All in all, there is a whole bunch of Queer positive activity happening in Paraguay. Like most progressive movements, these activities are concentrated in the capital. But, hell, why didn’t anybody tell me that they existed in the first place? I distinctly remember being on a new site visit and a fellow trainee and I were taken to a Gay karaoke club in the capital where we ran into some other volunteers. When Glee’s version of Madonna’s “Vogue” played across the screen I thought to myself “If this is Peace Corps Paraguay, I’m going to be alright”.

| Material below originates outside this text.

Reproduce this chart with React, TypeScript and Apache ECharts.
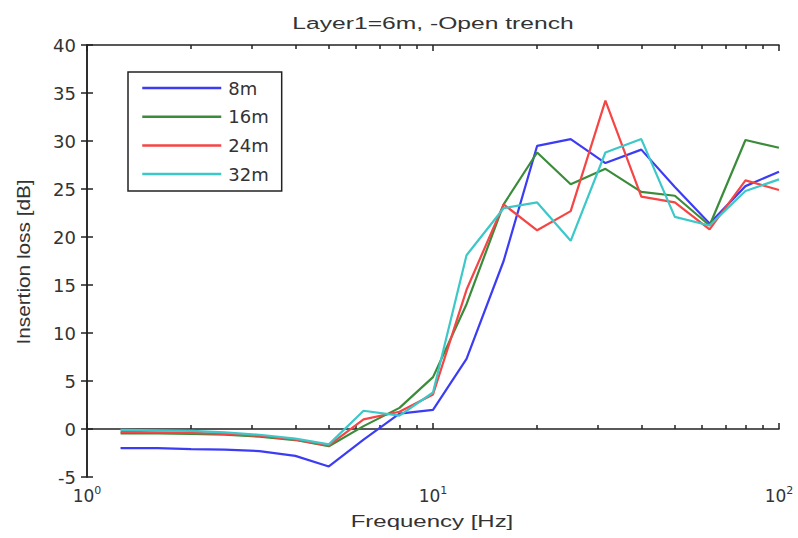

I understand that recruiters and desk officer need to paint the toughest possible picture of service, because it is a reality that some volunteers will have to live. In fact, while I seem to be ranting and raving about the progress that exist in the capital, I don’t know any volunteers (myself included) who actually are out to their communities. However, just like lots of other concerns and worries about your service that are created before even getting in country, I think they can be alleviated before arriving here too. No one should come into service thinking it will be a walk in the park, much less Queer volunteers. But, there needs to be no confusion over who a volunteer can be out to during their service. Peace Corps Paraguay wants to support its volunteers, all volunteers! And if that involves you disclosing your sexual orientation, that’s okay! As with any new setting you should be cautious about individuals who may not receive the information well. But, it’s okay to tell your trainee peers, your sector bosses and general office staff. The PC medical officers will probably be the first you’ll disclose it to, or at least it was for me. During my mandatory, arrival medical check-in I was asked about my plan for contraception, I replied “Homosexuality.” I find it very unlikely that I’ll be getting anyone pregnant here and I thought it was important they knew that. Invitees and interested applicants need to know that the in-country staff is supportive of diversity issues and are open to having that conversation.
I just want to let whoever is reading this know, that upon entry to Peace Corps Paraguay you’ll be greeted by a community of Queer volunteers and straight allies that want to make sure you have an excellent and meaningful service and an office that supports you too. Really, it’s not that bad.